Universality and approximation bounds for echo state networks with random weights
Zhen Li, Yunfei Yang
TL;DR
This work investigates the capacity of echo state networks (ESNs) with randomly generated internal weights to uniformly approximate continuous causal time-invariant operators. The authors develop a sampling procedure for the internal weights that, under mild conditions on the activation $\phi$, yields high-probability universal approximation via ESNs trained only on readouts. They establish a general framework for random neural network universality and extend it to ESNs, with explicit results for ReLU activations and a reconstruction-based proof that leverages the uniform law of large numbers and Barron-type integral representations. For ReLU networks, they derive concrete approximation bounds, showing that the error decays like $\mathcal{O}(\sqrt{\log n / n})$ up to a memory-term $\mathcal{E}_F(m)$, and they discuss how to balance memory with sample size to achieve fast rates. The findings bridge theory and practice by explaining how random reservoirs can achieve universal approximation while outlining limitations and directions for future work on practical weight-sampling schemes and ESP guarantees.
Abstract
We study the uniform approximation of echo state networks with randomly generated internal weights.
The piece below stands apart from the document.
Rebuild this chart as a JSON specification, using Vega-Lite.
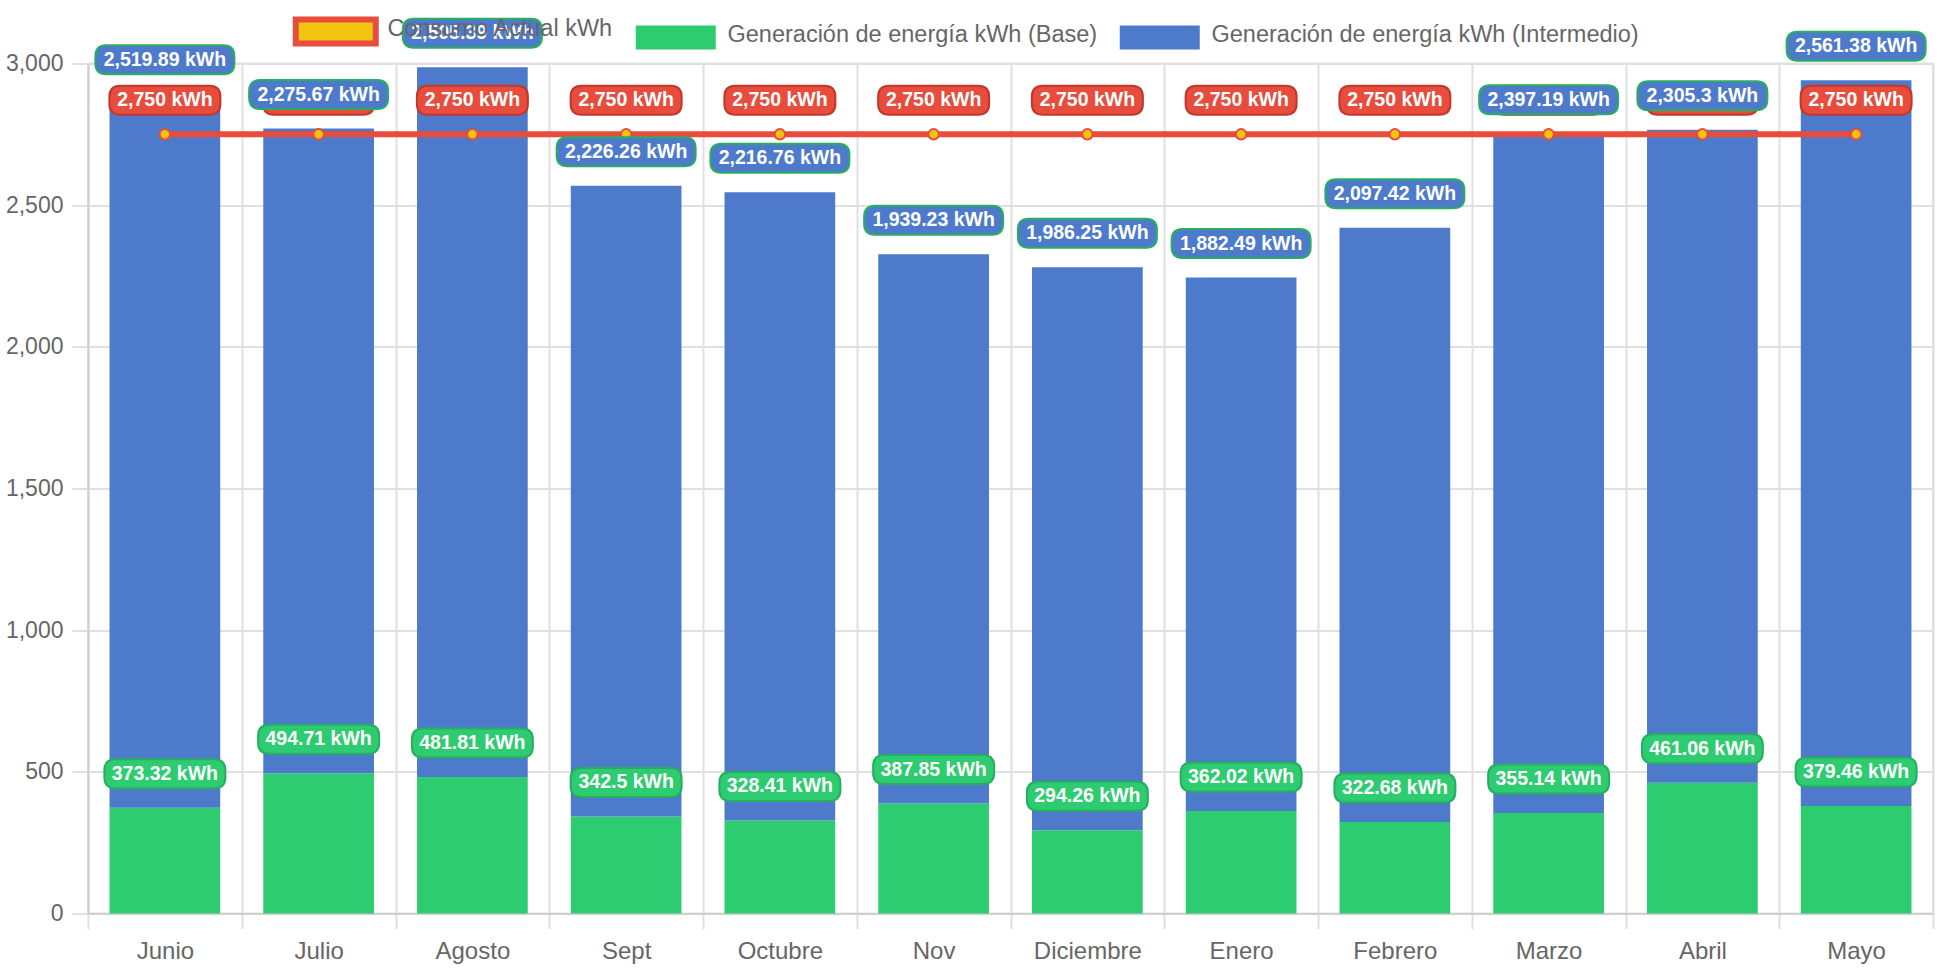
{
  "$schema": "https://vega.github.io/schema/vega-lite/v6.json",
  "width": 1845,
  "height": 850,
  "autosize": {"type": "none"},
  "padding": {"left": 88, "top": 63.5, "right": 9, "bottom": 56.5},
  "background": "white",
  "config": {
    "view": {"stroke": "#e0e0e0", "strokeWidth": 2},
    "font": "Liberation Sans"
  },
  "data": {"values": [
    {"mes": "Junio", "serie": "Consumo Actual kWh", "kwh": 2750},
    {"mes": "Julio", "serie": "Consumo Actual kWh", "kwh": 2750},
    {"mes": "Agosto", "serie": "Consumo Actual kWh", "kwh": 2750},
    {"mes": "Sept", "serie": "Consumo Actual kWh", "kwh": 2750},
    {"mes": "Octubre", "serie": "Consumo Actual kWh", "kwh": 2750},
    {"mes": "Nov", "serie": "Consumo Actual kWh", "kwh": 2750},
    {"mes": "Diciembre", "serie": "Consumo Actual kWh", "kwh": 2750},
    {"mes": "Enero", "serie": "Consumo Actual kWh", "kwh": 2750},
    {"mes": "Febrero", "serie": "Consumo Actual kWh", "kwh": 2750},
    {"mes": "Marzo", "serie": "Consumo Actual kWh", "kwh": 2750},
    {"mes": "Abril", "serie": "Consumo Actual kWh", "kwh": 2750},
    {"mes": "Mayo", "serie": "Consumo Actual kWh", "kwh": 2750},
    {"mes": "Junio", "serie": "Generación de energía kWh (Base)", "kwh": 373.32},
    {"mes": "Julio", "serie": "Generación de energía kWh (Base)", "kwh": 494.71},
    {"mes": "Agosto", "serie": "Generación de energía kWh (Base)", "kwh": 481.81},
    {"mes": "Sept", "serie": "Generación de energía kWh (Base)", "kwh": 342.5},
    {"mes": "Octubre", "serie": "Generación de energía kWh (Base)", "kwh": 328.41},
    {"mes": "Nov", "serie": "Generación de energía kWh (Base)", "kwh": 387.85},
    {"mes": "Diciembre", "serie": "Generación de energía kWh (Base)", "kwh": 294.26},
    {"mes": "Enero", "serie": "Generación de energía kWh (Base)", "kwh": 362.02},
    {"mes": "Febrero", "serie": "Generación de energía kWh (Base)", "kwh": 322.68},
    {"mes": "Marzo", "serie": "Generación de energía kWh (Base)", "kwh": 355.14},
    {"mes": "Abril", "serie": "Generación de energía kWh (Base)", "kwh": 461.06},
    {"mes": "Mayo", "serie": "Generación de energía kWh (Base)", "kwh": 379.46},
    {"mes": "Junio", "serie": "Generación de energía kWh (Intermedio)", "kwh": 2519.89},
    {"mes": "Julio", "serie": "Generación de energía kWh (Intermedio)", "kwh": 2275.67},
    {"mes": "Agosto", "serie": "Generación de energía kWh (Intermedio)", "kwh": 2505.39},
    {"mes": "Sept", "serie": "Generación de energía kWh (Intermedio)", "kwh": 2226.26},
    {"mes": "Octubre", "serie": "Generación de energía kWh (Intermedio)", "kwh": 2216.76},
    {"mes": "Nov", "serie": "Generación de energía kWh (Intermedio)", "kwh": 1939.23},
    {"mes": "Diciembre", "serie": "Generación de energía kWh (Intermedio)", "kwh": 1986.25},
    {"mes": "Enero", "serie": "Generación de energía kWh (Intermedio)", "kwh": 1882.49},
    {"mes": "Febrero", "serie": "Generación de energía kWh (Intermedio)", "kwh": 2097.42},
    {"mes": "Marzo", "serie": "Generación de energía kWh (Intermedio)", "kwh": 2397.19},
    {"mes": "Abril", "serie": "Generación de energía kWh (Intermedio)", "kwh": 2305.3},
    {"mes": "Mayo", "serie": "Generación de energía kWh (Intermedio)", "kwh": 2561.38}
  ]},
  "transform": [
    {"calculate": "datum.serie === 'Consumo Actual kWh' ? 'c' : 'g'", "as": "grp"},
    {"stack": "kwh", "groupby": ["mes", "grp"], "sort": [{"field": "serie", "order": "ascending"}], "as": ["y0", "y1"]},
    {"calculate": "format(datum.kwh, ',') + ' kWh'", "as": "label"},
    {"calculate": "length(datum.label)", "as": "len"}
  ],
  "encoding": {
    "x": {
      "field": "mes", "type": "nominal",
      "scale": {"domain": ["Junio", "Julio", "Agosto", "Sept", "Octubre", "Nov", "Diciembre", "Enero", "Febrero", "Marzo", "Abril", "Mayo"], "paddingInner": 0, "paddingOuter": 0},
      "axis": {"title": null, "labelAngle": 0, "tickBand": "extent", "grid": true, "gridColor": "#e0e0e0", "gridWidth": 2, "tickColor": "#e0e0e0", "tickWidth": 2, "tickSize": 15, "domainColor": "#d0d0d0", "domainWidth": 2, "labelFontSize": 24, "labelColor": "#666666", "labelFont": "Liberation Sans", "labelPadding": 11}
    },
    "y": {
      "field": "y1", "type": "quantitative",
      "scale": {"domain": [0, 3000], "nice": false, "zero": true},
      "axis": {"title": null, "values": [0, 500, 1000, 1500, 2000, 2500, 3000], "format": ",.0f", "grid": true, "gridColor": "#e0e0e0", "gridWidth": 2, "tickColor": "#e0e0e0", "tickWidth": 2, "tickSize": 16, "domainColor": "#d0d0d0", "domainWidth": 2, "labelFontSize": 23, "labelColor": "#666666", "labelFont": "Liberation Sans", "labelPadding": 9}
    }
  },
  "layer": [
    {
      "transform": [{"filter": "datum.grp === 'g'"}],
      "mark": {"type": "bar", "width": {"band": 0.72}},
      "encoding": {
        "y2": {"field": "y0"},
        "color": {
          "field": "serie", "type": "nominal",
          "scale": {"domain": ["Consumo Actual kWh", "Generación de energía kWh (Base)", "Generación de energía kWh (Intermedio)"], "range": ["#f1c40f", "#2ecc71", "#4e7acb"]},
          "legend": {
            "orient": "none", "legendX": 236, "legendY": -44, "direction": "horizontal", "title": null,
            "symbolType": "M-1,-0.3H1V0.3H-1Z", "symbolSize": 6400, "symbolOpacity": 1,
            "labelFontSize": 23.5, "labelFont": "Liberation Sans", "labelColor": "#666666", "labelOffset": 40, "labelLimit": 1000,
            "columnPadding": 21, "padding": 0,
            "encode": {
              "symbols": {"update": {"stroke": {"value": "#e74c3c"}, "strokeWidth": {"signal": "datum.value === 'Consumo Actual kWh' ? 6 : 0"}}},
              "labels": {"update": {"dy": {"value": -2}}}
            }
          }
        }
      }
    },
    {
      "transform": [{"filter": "datum.grp === 'c'"}],
      "mark": {"type": "line", "color": "#e74c3c", "strokeWidth": 6},
      "encoding": {}
    },
    {
      "transform": [{"filter": "datum.grp === 'c'"}],
      "mark": {"type": "point", "filled": true, "fill": "#f1c40f", "stroke": "#e74c3c", "strokeWidth": 2, "size": 110, "opacity": 1},
      "encoding": {}
    },
    {
      "transform": [{"filter": "datum.grp === 'c'"}],
      "mark": {"type": "point", "filled": true, "fill": "#e74c3c", "stroke": "#c0392b", "strokeWidth": 2, "size": 4, "opacity": 1, "yOffset": -34},
      "encoding": {"shape": {"field": "len", "type": "ordinal", "legend": null, "scale": {"domain": [9, 10, 11, 12], "range": [
        "M-44.5,-14.5H44.5Q55.5,-14.5 55.5,-3.5V3.5Q55.5,14.5 44.5,14.5H-44.5Q-55.5,14.5 -55.5,3.5V-3.5Q-55.5,-14.5 -44.5,-14.5Z",
        "M-49.5,-14.5H49.5Q60.5,-14.5 60.5,-3.5V3.5Q60.5,14.5 49.5,14.5H-49.5Q-60.5,14.5 -60.5,3.5V-3.5Q-60.5,-14.5 -49.5,-14.5Z",
        "M-54,-14.5H54Q65,-14.5 65,-3.5V3.5Q65,14.5 54,14.5H-54Q-65,14.5 -65,3.5V-3.5Q-65,-14.5 -54,-14.5Z",
        "M-58.5,-14.5H58.5Q69.5,-14.5 69.5,-3.5V3.5Q69.5,14.5 58.5,14.5H-58.5Q-69.5,14.5 -69.5,3.5V-3.5Q-69.5,-14.5 -58.5,-14.5Z"
      ]}}}
    },
    {
      "transform": [{"filter": "datum.grp === 'c'"}],
      "mark": {"type": "text", "color": "white", "fontWeight": "bold", "fontSize": 19.5, "font": "Liberation Sans", "align": "center", "baseline": "middle", "yOffset": -34},
      "encoding": {"text": {"field": "label"}}
    },
    {
      "transform": [{"filter": "datum.serie === 'Generación de energía kWh (Base)'"}],
      "mark": {"type": "point", "filled": true, "fill": "#2ecc71", "stroke": "#27ae60", "strokeWidth": 2, "size": 4, "opacity": 1, "yOffset": -34},
      "encoding": {"shape": {"field": "len", "type": "ordinal", "legend": null}}
    },
    {
      "transform": [{"filter": "datum.serie === 'Generación de energía kWh (Base)'"}],
      "mark": {"type": "text", "color": "white", "fontWeight": "bold", "fontSize": 19.5, "font": "Liberation Sans", "align": "center", "baseline": "middle", "yOffset": -34},
      "encoding": {"text": {"field": "label"}}
    },
    {
      "transform": [{"filter": "datum.serie === 'Generación de energía kWh (Intermedio)'"}],
      "mark": {"type": "point", "filled": true, "fill": "#4e7acb", "stroke": "#27ae60", "strokeWidth": 2, "size": 4, "opacity": 1, "yOffset": -34},
      "encoding": {"shape": {"field": "len", "type": "ordinal", "legend": null}}
    },
    {
      "transform": [{"filter": "datum.serie === 'Generación de energía kWh (Intermedio)'"}],
      "mark": {"type": "text", "color": "white", "fontWeight": "bold", "fontSize": 19.5, "font": "Liberation Sans", "align": "center", "baseline": "middle", "yOffset": -34},
      "encoding": {"text": {"field": "label"}}
    }
  ]
}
These models, in which only the readout weights are optimized during training, have made empirical success in learning dynamical systems. Recent results showed that echo state networks with ReLU activation are universal. In this paper, we give an alternative construction and prove that the universality holds for general activation functions. Specifically, our main result shows that, under certain condition on the activation function, there exists a sampling procedure for the internal weights so that the echo state network can approximate any continuous casual time-invariant operators with high probability. In particular, for ReLU activation, we give explicit construction for these sampling procedures. We also quantify the approximation error of the constructed ReLU echo state networks for sufficiently regular operators.